アパートの消防点検は、建物の規模や用途によって実施者が定められている。
具体的には、次の条件に該当するアパートは、消防設備士または消防設備点検資格者が点検を行わなわなければならない。
・延べ床面積1,000㎡以上のアパート
・避難階以外の階に存在する防火対象物で、屋内階段(避難経路)が1つの特定防火対象物
逆に言えば、部屋数の少ない小規模なアパートなら大家の方が自分で消防点検を実施することも可能だ。
ただし、いざと言うとき設備が正しく使えるよう、正確に点検しなければ意味が無い。大家自ら消防点検する場合は、必ず正しい手順や項目を確認してほしい。
※消火器点検項目の例
・製造年が5年を超えていないか
・本体の腐食・変形・損傷・漏れはないか
・安全栓の封がはがれ、脱落などがないか
・レバーやホースに変形や損傷がないか
・指示圧力計の値が適正か
上記は一例だが、消火器一つでも多くの点検項目がある。点検を行う前に、消防庁のホームページや管轄の消防署などで正しい情報を収集して準備しよう。
アパート消防点検の期間
アパート消防点検は2種類あり、それぞれ点検期間が定められている。
機器点検 | 6か月に1回 |
総合点検 | 1年に1回 |
機器点検では前述した消防設備が正しく設置されていること、損傷が無いことなどを確認する。主に外観をチェックし、きちんと動作するか確認する点検だ。
総合点検では実際に報知器などの設備を作動させ、総合的な機能を確認する。
上記のサイクルでそれぞれの点検を実施し、防火管理維持台帳に記載したうえで管轄の消防署長に報告する必要がある。
報告のタイミングは特定防火対象物の場合1年に1回、それ以外のアパートは3年に1回となっている。
アパート消防点検の費用相場
アパートの消防点検にかかる費用は、建物の所有者であるオーナーが負担することになる。

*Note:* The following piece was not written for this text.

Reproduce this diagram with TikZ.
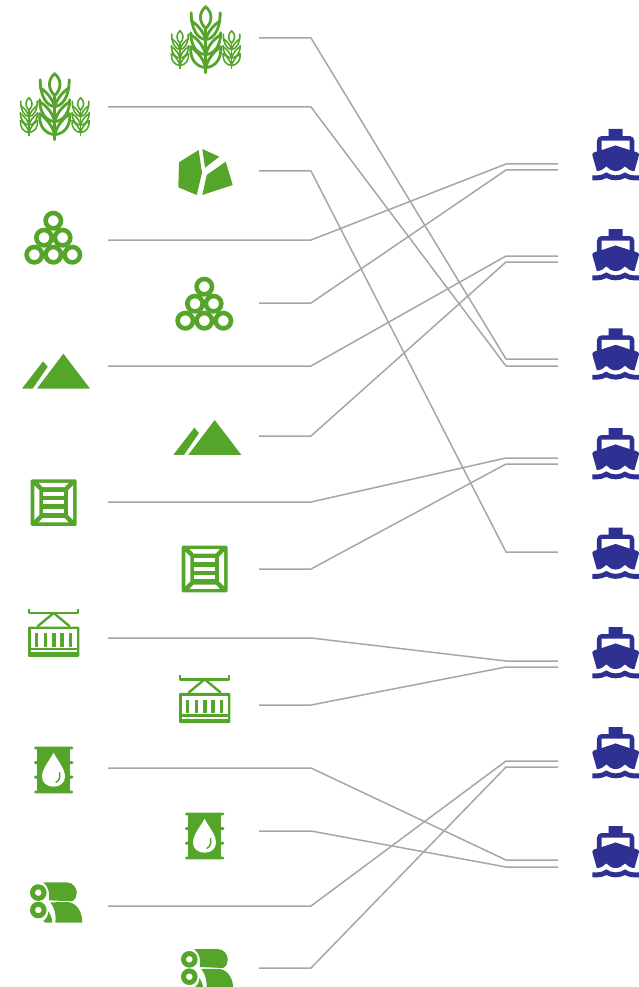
\documentclass[tikz,border=0pt]{standalone}
\usetikzlibrary{calc}
\definecolor{leaf}{HTML}{55A52B}
\definecolor{navy}{HTML}{2E3192}
\definecolor{wire}{HTML}{A6A6A6}
\tikzset{
  wirelink/.style={draw=wire,line width=1.5pt,line join=round},
  solidgreen/.style={fill=leaf,draw=none},
  linegreen/.style={draw=leaf,fill=none,line join=round,line cap=round},
}
% one ear of wheat: origin at its tip, 68 units tall before scaling
\newcommand{\wheatear}[3]{%
  \begin{scope}[shift={(#1,#2)},scale=#3,linegreen,line width=#3*2.8pt]
    \draw (0,1) .. controls (-7,7) and (-7,16) .. (0,23) .. controls (7,16) and (7,7) .. (0,1) -- cycle;
    \draw (0,23) -- (0,67);
    \foreach \s in {-1,1}{
      \draw (0,34) .. controls (\s*8,33) and (\s*14.5,24) .. (\s*14.5,7);
      \draw (0,34) .. controls (\s*2,27) and (\s*7,20) .. (\s*14.5,15);
      \draw (0,49) .. controls (\s*9,48) and (\s*15,40) .. (\s*15,27);
      \draw (0,49) .. controls (\s*2,41) and (\s*7,34) .. (\s*15,29);
      \draw (0,62) .. controls (\s*10,61) and (\s*16,53) .. (\s*15,41);
      \draw (0,62) .. controls (\s*2,54) and (\s*7,47) .. (\s*15,41);
    }
  \end{scope}}
\newcommand{\wheaticon}[2]{%
  \begin{scope}[shift={(#1,#2)}]
    \wheatear{0}{0}{1}
    \wheatear{-25.7}{24.5}{.57}
    \wheatear{25.9}{24.5}{.57}
  \end{scope}}
\newcommand{\rockicon}[2]{%
  \begin{scope}[shift={(#1,#2)}]
    \fill[solidgreen] (198.7,150)--(179,162.3)--(178.3,187.3)--(196.7,195)--(202,173)--cycle;
    \fill[solidgreen] (202.3,149)--(219.3,156.7)--(205,167.7)--cycle;
    \fill[solidgreen] (225.7,161.7)--(232.7,185)--(202.3,195)--(206.7,175)--cycle;
  \end{scope}}
\newcommand{\pipesicon}[2]{%
  \begin{scope}[shift={(#1,#2)},linegreen,line width=4.6pt]
    \foreach \px/\py in {0/0,-9.3/17,9.3/17,-19/34,0/34,19/34}{
      \draw (\px,\py) circle[radius=7.7];
    }
  \end{scope}}
\newcommand{\hillicon}[2]{%
  \begin{scope}[shift={(#1,#2)}]
    \fill[solidgreen] (214.7,420)--(241.3,454.9)--(188.3,454.9)--cycle;
    \fill[solidgreen] (194.3,427.7)--(199,433)--(184,454.9)--(173.3,454.9)--cycle;
  \end{scope}}
\newcommand{\crateicon}[2]{%
  \begin{scope}[shift={(#1,#2)}]
    \fill[solidgreen,rounded corners=1.3pt] (0,0) rectangle (46,46.6);
    \fill[white] (8,3.5)--(38,3.5)--(34,7.8)--(12,7.8)--cycle;
    \fill[white] (8,43.1)--(38,43.1)--(34,38.8)--(12,38.8)--cycle;
    \fill[white] (3.6,6)--(8.6,11)--(8.6,35.6)--(3.6,40.6)--cycle;
    \fill[white] (42.4,6)--(37.4,11)--(37.4,35.6)--(42.4,40.6)--cycle;
    \fill[white] (12.7,12.7) rectangle (33.3,16.7);
    \fill[white] (12.7,20.9) rectangle (33.3,25);
    \fill[white] (12.7,29.2) rectangle (33.3,33.3);
  \end{scope}}
\newcommand{\containericon}[2]{%
  \begin{scope}[shift={(#1,#2)}]
    \draw[linegreen,line width=2.4pt,line cap=butt] (1.2,0)--(1.2,4)--(50.1,4)--(50.1,0);
    \draw[linegreen,line width=2.4pt] (10,17)--(25.7,4)--(41.3,17);
    \fill[solidgreen,rounded corners=1pt] (0,17.5) rectangle (51.3,47.8);
    \fill[white] (2.8,20.3) rectangle (48.5,39);
    \fill[white] (2.8,41.3) rectangle (48.5,43.3);
    \foreach \bx in {6.7,15.7,24.3,32.4,40.7}{
      \fill[solidgreen] (\bx,24.3) rectangle (\bx+3.3,37.7);
    }
  \end{scope}}
\newcommand{\barrelicon}[2]{%
  \begin{scope}[shift={(#1,#2)}]
    \fill[solidgreen] (3,1) rectangle (36.3,46);
    \fill[solidgreen,rounded corners=1.3pt] (0,0) rectangle (39.3,2.6);
    \fill[solidgreen,rounded corners=1.3pt] (0,44) rectangle (39.3,46.6);
    \fill[solidgreen,rounded corners=1.3pt] (0,14.3) rectangle (39.3,17.3);
    \fill[solidgreen,rounded corners=1.3pt] (0,29) rectangle (39.3,32);
    \fill[white] (19.6,6) .. controls (16,13) and (8,22) .. (8,30) .. controls (8,36) and (13,40) .. (19.6,40) .. controls (26,40) and (31,36) .. (31,30) .. controls (31,22) and (23,13) .. (19.6,6) -- cycle;
    \draw[leaf,line width=1.5pt,line cap=round] (25.5,26) .. controls (26.5,31) and (25,34) .. (22,35.5);
  \end{scope}}
\newcommand{\rollsicon}[2]{%
  \begin{scope}[shift={(#1,#2)}]
    \fill[solidgreen] (13,0) -- (36,0) .. controls (43,0) and (46.5,6) .. (46.5,10.5) .. controls (46.5,14) and (45,17) .. (42,19) -- (18.5,18) .. controls (20,12) and (18,4) .. (13,0) -- cycle;
    \fill[solidgreen] (20,20) -- (38,19.8) .. controls (47,21) and (52,30) .. (52,40.3) -- (25,40.3) .. controls (26,32) and (24,25) .. (20,20) -- cycle;
    \fill[solidgreen] (13,38.5) .. controls (16,37) and (18,33) .. (18,29) .. controls (20,32) and (22,36) .. (22,40.3) -- (15,40.3) -- cycle;
    \draw[linegreen,line width=5pt] (8,10.3) circle[radius=5.8];
    \draw[linegreen,line width=5pt] (8,27.7) circle[radius=5.8];
  \end{scope}}
% ship drawn on a 24-unit grid, top left of its extent at (2,1)
\newcommand{\shipicon}[2]{%
  \begin{scope}[shift={(#1,#2)},x=2.335pt,y=-2.335pt,shift={(-2,-1)}]
    \fill[navy] (20,20.9) .. controls (18.61,20.9) and (17.22,20.43) .. (16,19.58) .. controls (13.56,21.29) and (10.44,21.29) .. (8,19.58) .. controls (6.78,20.43) and (5.39,20.9) .. (4,20.9) -- (2,20.9) -- (2,23) -- (4,23) .. controls (5.38,23) and (6.74,22.65) .. (8,22.01) .. controls (10.52,23.3) and (13.48,23.3) .. (16,22.01) .. controls (17.26,22.66) and (18.62,23) .. (20,23) -- (22,23) -- (22,20.9) -- cycle;
    \fill[navy] (3.95,19) -- (4,19) .. controls (5.6,19) and (7.02,18.12) .. (8,17) .. controls (8.98,18.12) and (10.4,19) .. (12,19) .. controls (13.6,19) and (15.02,18.12) .. (16,17) .. controls (16.98,18.12) and (18.4,19) .. (20,19) -- (20.05,19) -- (21.94,12.32) .. controls (22.02,12.06) and (22,11.78) .. (21.88,11.54) .. controls (21.76,11.3) and (21.54,11.12) .. (21.28,11.04) -- (20,10.62) -- (20,6) .. controls (20,4.9) and (19.1,4) .. (18,4) -- (15,4) -- (15,1) -- (9,1) -- (9,4) -- (6,4) .. controls (4.9,4) and (4,4.9) .. (4,6) -- (4,10.62) -- (2.71,11.04) .. controls (2.45,11.12) and (2.23,11.3) .. (2.11,11.54) .. controls (1.99,11.78) and (1.96,12.06) .. (2.05,12.32) -- cycle;
    \fill[white] (6,6) -- (18,6) -- (18,9.97) -- (12,8) -- (6,9.97) -- cycle;
  \end{scope}}
\begin{document}
\begin{tikzpicture}[x=1pt,y=-1pt]
\useasboundingbox (0,0) rectangle (639,987);
% icons, left and right columns
\wheaticon{205.7}{5.7}
\wheaticon{54.7}{72.7}
\rockicon{0}{0}
\pipesicon{204.3}{286.7}
\pipesicon{53.3}{220.7}
\hillicon{0}{0}
\hillicon{-151.3}{-66.3}
\crateicon{181.7}{545.7}
\crateicon{30.7}{479.3}
\containericon{179}{675.3}
\containericon{28}{609}
\barrelicon{185}{812.7}
\barrelicon{34}{746.7}
\rollsicon{181.3}{949}
\rollsicon{30.3}{882.3}
\foreach \shy in {129,229,328.3,428,527.5,627,727,826}{\shipicon{592.3}{\shy}}
% connector ends
\foreach \n/\sx/\sy/\ey in {
 a/259/38/359, b/108/107/366, c/259/171/552, d/108/240/164, e/259/303/170,
 f/108/366/256, g/259/436/262, h/108/502/458, i/259/569/464, j/108/638/661,
 k/259/705/667, l/108/768/860, m/259/831/867, n/108/906/761, o/259/968/767}{
  \coordinate (from\n) at (\sx,\sy);
  \coordinate (to\n) at (558,\ey);
  \draw[wirelink] (from\n) -- (from\n -| 311,0) -- (to\n -| 506,0) -- (to\n);
}
\end{tikzpicture}
\end{document}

有資格者や専門業者に依頼する場合の費用は、アパートの規模や消防設備の種類・数によって変動することが多い。
1,000㎡以下のアパートで1日で完了する内容の消防点検なら、30,000~40,000円前後の業者が多いようだ。消火器や火災報知器の点検など内容が少ないなら、もう少し安くなる可能性が高い。しかし簡単な点検項目で済むなら、前述したように大家ご自身で実施するのも良いかもしれない。
ただし非常電源や連結送水管など設備の種類が多いと、費用が多めにかかるケースもある。
また依頼する業者の規模によっても費用は変わる。土日祝日料金、夜間料金など業者によって計算方法も違うため、数社相見積もりしてみて適正価格かチェックするのが良いだろう。
入居者が不在の時はどうすべき?
アパートの消防点検では火災報知器や避難ハシゴなども対象となるため、室内への立ち入りも必要になる。
しかし入居者が不在の場合もあるため、あらかじめスケジュールの調整や対応を決めておく必要がある。
早い段階から入居者に告知を行い、スケジュールを調整して一回で済むようにしておくべきだ。
どうしてもスケジュールが合わないケースに備えて、不在時は合鍵で入室するなどの取り決めをしておくのも効果的だ。
その場合は入居前の契約時に消防点検について説明し、同意を得たうえで書面に残しておくと良いだろう。
入居者が不在だからと点検を怠り、その部屋で火災事故が発生した場合責任を問われる可能性がある。
不在時の対応をしっかり決めておき、点検漏れのないように準備してほしい。
まとめ
アパートの消防点検は大家または管理会社に実施義務があるため、タイミングと内容をしっかり把握していただきたい。
罰則規定もあるため、点検・報告漏れのないようルーティン化するのがおすすめだ。
しかし消防点検の目的は、消防設備が正しく使える状態を維持し、万が一火災が発生した際の被害を減らすことである。
ただ義務を果たすだけでなく、入居者の方や近隣住民の方が安心して暮らせる環境づくりを心がけよう。